Mit Bärlauch, Lavendel, Hängeerdbeeren, sehr vielen Blümchen, Qualitätsblumenerde, vier Blumenkästen und Blumenkastenhaltern, Dünger und einer Packung Wildsalatsamen gehen wir zur Kasse. Die Summe ist dreistellig. Natürlich ist sie das. Und ich hab mich noch so zurückgehalten. Keinen Flieder gekauft, keine Himbeeren, keinen Salweidenstrauch, keine Zierkirsche, keinen Kartoffeltopf mit Saatkartoffeln. Keine Tomatensamen, keine Anzuchtpads, kein Salatgewächshaus. Eigentlich habe ich gar nichts gekauft. Erschreckend stelle ich fest, dass es ganz schön teuer werden wird, vier Balkone zu haben. Und da ist der Webergrill und die Pflanz- und Sitzmöbel noch gar nicht mit eingerechnet.

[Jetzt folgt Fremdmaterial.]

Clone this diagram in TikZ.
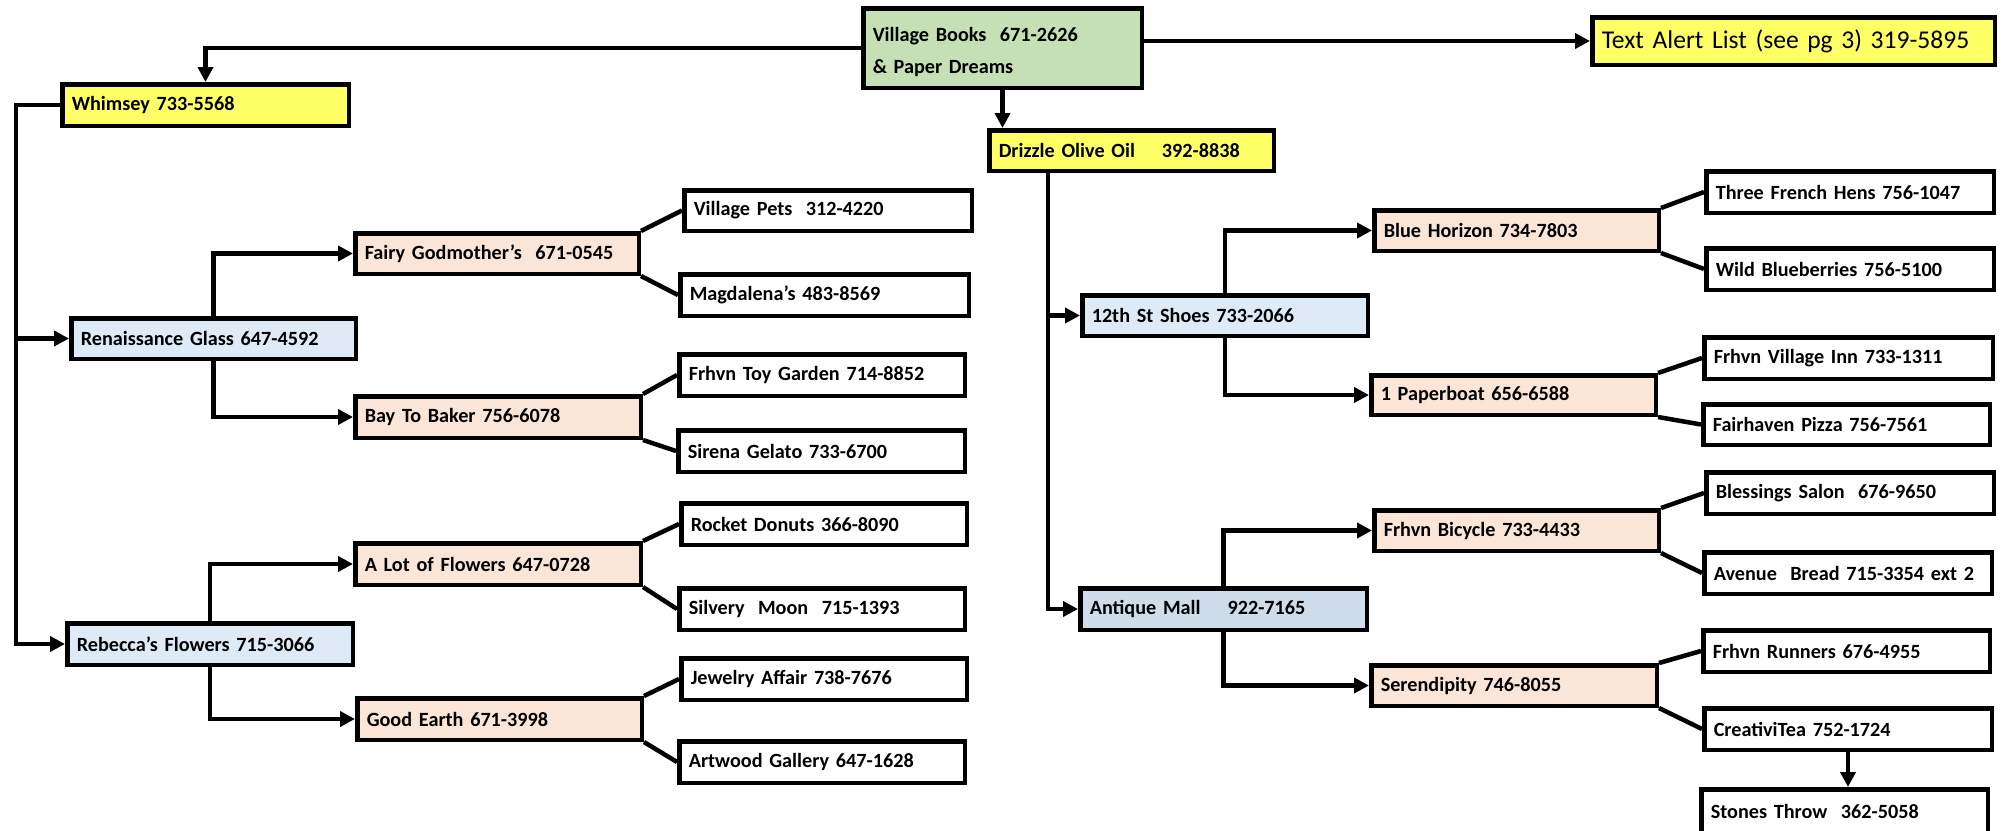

Wir verpacken alles im Auto, gucken noch einmal zum Flughafen mit dem großen Zeppelinzelt und fahren quer übers Mülheimer Land bis zur A40 und dann nach Hause. Und wie ich dann auf dem Balkon kniete, auf einmal eine Bohrmaschine brauchte und trotz Abitur an den Balkonkastenhaltern scheiterte, das erzähle ich dann in Teil 2 der Balkongartensaga.

4 Antworten auf „Balkongärtnern 2015 – Wie alles begann (Teil 1)“

  1. Für Kartoffeln brauchst Du übrigens nur den Topf und Erde – wir setzen jedes Jahr einfach eine „Esskartoffel“ (also was halt so zum Kochen gekauft wurde) und das klappt auch. Frohes Gärtnern! Cloud.

  2. Balkonkastenhalter scheinen mir ja eines dieser Rästel zu sein, welche die Menschheit noch zu lösen hat. ;)

    Im Gartencenter vergesse ich mich auch regelmäßig: In Bezug auf Größe meines Balkons (nur einer!) und dem verfügbaren Kontoguthaben. Aber nun. Dafür sehen sie schließlich schön niedlich aus – die Pflanzen.